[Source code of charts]
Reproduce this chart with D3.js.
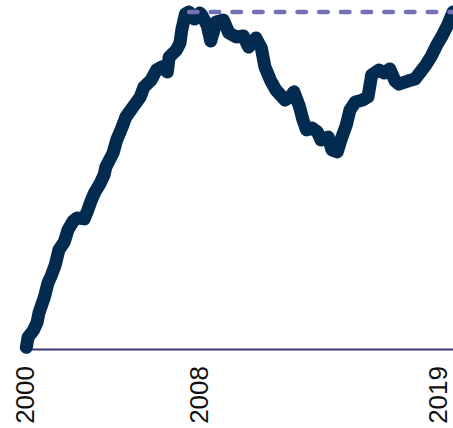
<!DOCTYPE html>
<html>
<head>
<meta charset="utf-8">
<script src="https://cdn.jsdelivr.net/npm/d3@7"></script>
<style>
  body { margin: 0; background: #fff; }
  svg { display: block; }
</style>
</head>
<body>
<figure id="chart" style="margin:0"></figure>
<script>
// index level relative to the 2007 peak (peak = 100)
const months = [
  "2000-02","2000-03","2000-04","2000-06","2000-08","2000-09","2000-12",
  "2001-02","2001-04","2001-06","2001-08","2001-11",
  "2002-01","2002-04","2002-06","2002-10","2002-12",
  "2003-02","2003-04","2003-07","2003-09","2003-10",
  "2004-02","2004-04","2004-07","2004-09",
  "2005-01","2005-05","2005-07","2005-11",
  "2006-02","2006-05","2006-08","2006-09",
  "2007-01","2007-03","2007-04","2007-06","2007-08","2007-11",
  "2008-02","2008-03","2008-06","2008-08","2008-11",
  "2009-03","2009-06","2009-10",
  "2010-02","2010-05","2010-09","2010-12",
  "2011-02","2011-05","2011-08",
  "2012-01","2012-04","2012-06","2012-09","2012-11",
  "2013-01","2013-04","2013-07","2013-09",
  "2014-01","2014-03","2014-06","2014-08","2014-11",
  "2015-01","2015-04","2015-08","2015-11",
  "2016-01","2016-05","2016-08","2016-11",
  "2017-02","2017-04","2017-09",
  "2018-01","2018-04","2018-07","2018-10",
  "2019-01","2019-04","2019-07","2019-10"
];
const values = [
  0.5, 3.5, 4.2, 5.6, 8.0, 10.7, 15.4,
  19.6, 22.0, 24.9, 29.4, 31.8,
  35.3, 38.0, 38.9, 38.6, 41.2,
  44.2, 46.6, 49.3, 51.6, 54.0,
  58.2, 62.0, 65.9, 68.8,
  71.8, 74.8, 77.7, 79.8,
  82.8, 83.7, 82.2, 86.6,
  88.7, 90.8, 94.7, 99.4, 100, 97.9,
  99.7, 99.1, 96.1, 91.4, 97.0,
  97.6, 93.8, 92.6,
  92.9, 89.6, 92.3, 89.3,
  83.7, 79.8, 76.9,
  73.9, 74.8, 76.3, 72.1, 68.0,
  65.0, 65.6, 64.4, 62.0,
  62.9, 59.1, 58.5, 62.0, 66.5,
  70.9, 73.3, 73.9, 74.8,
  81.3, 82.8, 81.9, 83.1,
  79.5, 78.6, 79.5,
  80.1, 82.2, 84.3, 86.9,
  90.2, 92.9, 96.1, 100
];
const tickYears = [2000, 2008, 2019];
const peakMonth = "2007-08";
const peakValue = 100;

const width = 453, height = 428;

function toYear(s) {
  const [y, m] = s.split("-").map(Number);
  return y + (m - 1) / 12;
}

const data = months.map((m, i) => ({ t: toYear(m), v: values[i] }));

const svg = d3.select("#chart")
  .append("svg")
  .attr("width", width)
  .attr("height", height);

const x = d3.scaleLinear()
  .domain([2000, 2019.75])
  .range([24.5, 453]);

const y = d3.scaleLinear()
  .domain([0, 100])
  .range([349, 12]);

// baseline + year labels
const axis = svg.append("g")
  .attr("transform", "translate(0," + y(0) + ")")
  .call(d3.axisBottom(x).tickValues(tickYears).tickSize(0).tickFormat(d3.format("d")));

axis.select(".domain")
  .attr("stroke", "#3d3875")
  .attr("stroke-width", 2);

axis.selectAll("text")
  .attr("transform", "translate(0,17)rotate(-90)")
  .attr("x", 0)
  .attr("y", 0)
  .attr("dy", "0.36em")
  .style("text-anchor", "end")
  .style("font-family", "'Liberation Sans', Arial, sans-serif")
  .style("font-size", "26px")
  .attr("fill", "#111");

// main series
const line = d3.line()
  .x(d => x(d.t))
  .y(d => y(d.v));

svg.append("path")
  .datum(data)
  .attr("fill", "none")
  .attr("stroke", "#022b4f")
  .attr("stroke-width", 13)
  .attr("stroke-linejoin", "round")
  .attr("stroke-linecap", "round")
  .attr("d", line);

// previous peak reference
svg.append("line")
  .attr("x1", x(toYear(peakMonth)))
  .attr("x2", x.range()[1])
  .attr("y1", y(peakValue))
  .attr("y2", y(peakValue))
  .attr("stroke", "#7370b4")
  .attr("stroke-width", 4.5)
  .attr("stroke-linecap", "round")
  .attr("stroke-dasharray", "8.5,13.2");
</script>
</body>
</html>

---

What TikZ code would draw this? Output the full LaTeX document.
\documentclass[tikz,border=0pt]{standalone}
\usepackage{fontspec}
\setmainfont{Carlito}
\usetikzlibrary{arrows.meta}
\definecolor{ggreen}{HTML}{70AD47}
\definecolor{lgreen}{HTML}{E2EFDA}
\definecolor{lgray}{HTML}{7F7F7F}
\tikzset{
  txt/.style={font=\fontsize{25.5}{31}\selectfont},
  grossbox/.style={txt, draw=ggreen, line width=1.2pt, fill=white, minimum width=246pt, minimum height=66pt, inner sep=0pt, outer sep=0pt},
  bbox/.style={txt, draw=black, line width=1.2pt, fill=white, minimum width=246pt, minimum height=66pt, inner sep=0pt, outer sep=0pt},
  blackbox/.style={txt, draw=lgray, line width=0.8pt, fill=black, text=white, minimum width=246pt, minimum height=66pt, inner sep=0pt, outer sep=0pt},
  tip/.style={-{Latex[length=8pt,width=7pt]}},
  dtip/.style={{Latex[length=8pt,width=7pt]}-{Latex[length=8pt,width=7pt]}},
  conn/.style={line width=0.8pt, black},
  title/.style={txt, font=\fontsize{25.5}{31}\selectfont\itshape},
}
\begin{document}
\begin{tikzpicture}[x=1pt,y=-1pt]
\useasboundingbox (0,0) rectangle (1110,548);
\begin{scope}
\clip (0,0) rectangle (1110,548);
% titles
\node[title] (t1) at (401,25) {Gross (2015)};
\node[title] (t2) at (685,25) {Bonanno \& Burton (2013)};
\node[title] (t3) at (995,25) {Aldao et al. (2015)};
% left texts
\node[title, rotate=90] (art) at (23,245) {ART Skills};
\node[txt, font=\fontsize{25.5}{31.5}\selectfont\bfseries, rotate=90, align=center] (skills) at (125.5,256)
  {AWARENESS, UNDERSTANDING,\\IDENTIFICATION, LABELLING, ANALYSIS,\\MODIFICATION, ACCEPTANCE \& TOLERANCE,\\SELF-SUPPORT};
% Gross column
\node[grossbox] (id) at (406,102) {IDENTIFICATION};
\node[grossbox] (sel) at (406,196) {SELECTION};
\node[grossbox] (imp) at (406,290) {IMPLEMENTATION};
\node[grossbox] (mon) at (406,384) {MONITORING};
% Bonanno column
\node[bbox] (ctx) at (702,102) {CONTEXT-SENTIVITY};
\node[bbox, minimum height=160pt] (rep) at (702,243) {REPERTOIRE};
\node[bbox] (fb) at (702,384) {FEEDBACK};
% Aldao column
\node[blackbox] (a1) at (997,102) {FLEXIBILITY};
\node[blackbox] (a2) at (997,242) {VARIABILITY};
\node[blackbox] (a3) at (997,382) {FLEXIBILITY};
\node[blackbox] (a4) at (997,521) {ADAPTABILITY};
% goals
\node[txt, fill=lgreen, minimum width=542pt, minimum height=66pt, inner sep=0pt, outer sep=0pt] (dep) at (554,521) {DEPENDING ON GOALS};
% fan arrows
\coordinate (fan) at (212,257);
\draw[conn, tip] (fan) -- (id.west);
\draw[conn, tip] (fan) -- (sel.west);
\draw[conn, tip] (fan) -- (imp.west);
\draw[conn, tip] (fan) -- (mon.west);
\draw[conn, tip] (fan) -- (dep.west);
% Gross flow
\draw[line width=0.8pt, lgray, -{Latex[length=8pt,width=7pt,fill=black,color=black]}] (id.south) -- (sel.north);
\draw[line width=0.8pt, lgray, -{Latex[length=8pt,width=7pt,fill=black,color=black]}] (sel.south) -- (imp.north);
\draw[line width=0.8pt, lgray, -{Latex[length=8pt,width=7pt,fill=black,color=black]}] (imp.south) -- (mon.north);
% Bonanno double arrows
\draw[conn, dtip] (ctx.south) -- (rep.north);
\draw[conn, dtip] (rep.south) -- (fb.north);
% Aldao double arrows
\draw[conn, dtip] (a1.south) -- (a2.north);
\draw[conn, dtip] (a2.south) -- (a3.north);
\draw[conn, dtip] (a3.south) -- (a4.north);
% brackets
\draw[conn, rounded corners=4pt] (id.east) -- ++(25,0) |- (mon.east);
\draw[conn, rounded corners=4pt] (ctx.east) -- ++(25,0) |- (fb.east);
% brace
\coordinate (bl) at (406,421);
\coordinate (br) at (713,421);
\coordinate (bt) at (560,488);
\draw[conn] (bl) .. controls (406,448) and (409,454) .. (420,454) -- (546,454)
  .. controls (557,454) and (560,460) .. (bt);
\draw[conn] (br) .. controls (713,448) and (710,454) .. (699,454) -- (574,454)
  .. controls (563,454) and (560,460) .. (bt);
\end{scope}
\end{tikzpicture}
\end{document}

Instructions for the task: Above this task is a listing with pictures in it. Retype only the lines from the one containing "Reproduce this chart with D3.js." through the one containing "const data = months.map((m, i)", both included, and not the pictures.

Solved exercise:
Reproduce this chart with D3.js.
<!DOCTYPE html>
<html>
<head>
<meta charset="utf-8">
<script src="https://cdn.jsdelivr.net/npm/d3@7"></script>
<style>
  body { margin: 0; background: #fff; }
  svg { display: block; }
</style>
</head>
<body>
<figure id="chart" style="margin:0"></figure>
<script>
// index level relative to the 2007 peak (peak = 100)
const months = [
  "2000-02","2000-03","2000-04","2000-06","2000-08","2000-09","2000-12",
  "2001-02","2001-04","2001-06","2001-08","2001-11",
  "2002-01","2002-04","2002-06","2002-10","2002-12",
  "2003-02","2003-04","2003-07","2003-09","2003-10",
  "2004-02","2004-04","2004-07","2004-09",
  "2005-01","2005-05","2005-07","2005-11",
  "2006-02","2006-05","2006-08","2006-09",
  "2007-01","2007-03","2007-04","2007-06","2007-08","2007-11",
  "2008-02","2008-03","2008-06","2008-08","2008-11",
  "2009-03","2009-06","2009-10",
  "2010-02","2010-05","2010-09","2010-12",
  "2011-02","2011-05","2011-08",
  "2012-01","2012-04","2012-06","2012-09","2012-11",
  "2013-01","2013-04","2013-07","2013-09",
  "2014-01","2014-03","2014-06","2014-08","2014-11",
  "2015-01","2015-04","2015-08","2015-11",
  "2016-01","2016-05","2016-08","2016-11",
  "2017-02","2017-04","2017-09",
  "2018-01","2018-04","2018-07","2018-10",
  "2019-01","2019-04","2019-07","2019-10"
];
const values = [
  0.5, 3.5, 4.2, 5.6, 8.0, 10.7, 15.4,
  19.6, 22.0, 24.9, 29.4, 31.8,
  35.3, 38.0, 38.9, 38.6, 41.2,
  44.2, 46.6, 49.3, 51.6, 54.0,
  58.2, 62.0, 65.9, 68.8,
  71.8, 74.8, 77.7, 79.8,
  82.8, 83.7, 82.2, 86.6,
  88.7, 90.8, 94.7, 99.4, 100, 97.9,
  99.7, 99.1, 96.1, 91.4, 97.0,
  97.6, 93.8, 92.6,
  92.9, 89.6, 92.3, 89.3,
  83.7, 79.8, 76.9,
  73.9, 74.8, 76.3, 72.1, 68.0,
  65.0, 65.6, 64.4, 62.0,
  62.9, 59.1, 58.5, 62.0, 66.5,
  70.9, 73.3, 73.9, 74.8,
  81.3, 82.8, 81.9, 83.1,
  79.5, 78.6, 79.5,
  80.1, 82.2, 84.3, 86.9,
  90.2, 92.9, 96.1, 100
];
const tickYears = [2000, 2008, 2019];
const peakMonth = "2007-08";
const peakValue = 100;

const width = 453, height = 428;

function toYear(s) {
  const [y, m] = s.split("-").map(Number);
  return y + (m - 1) / 12;
}

const data = months.map((m, i) => ({ t: toYear(m), v: values[i] }));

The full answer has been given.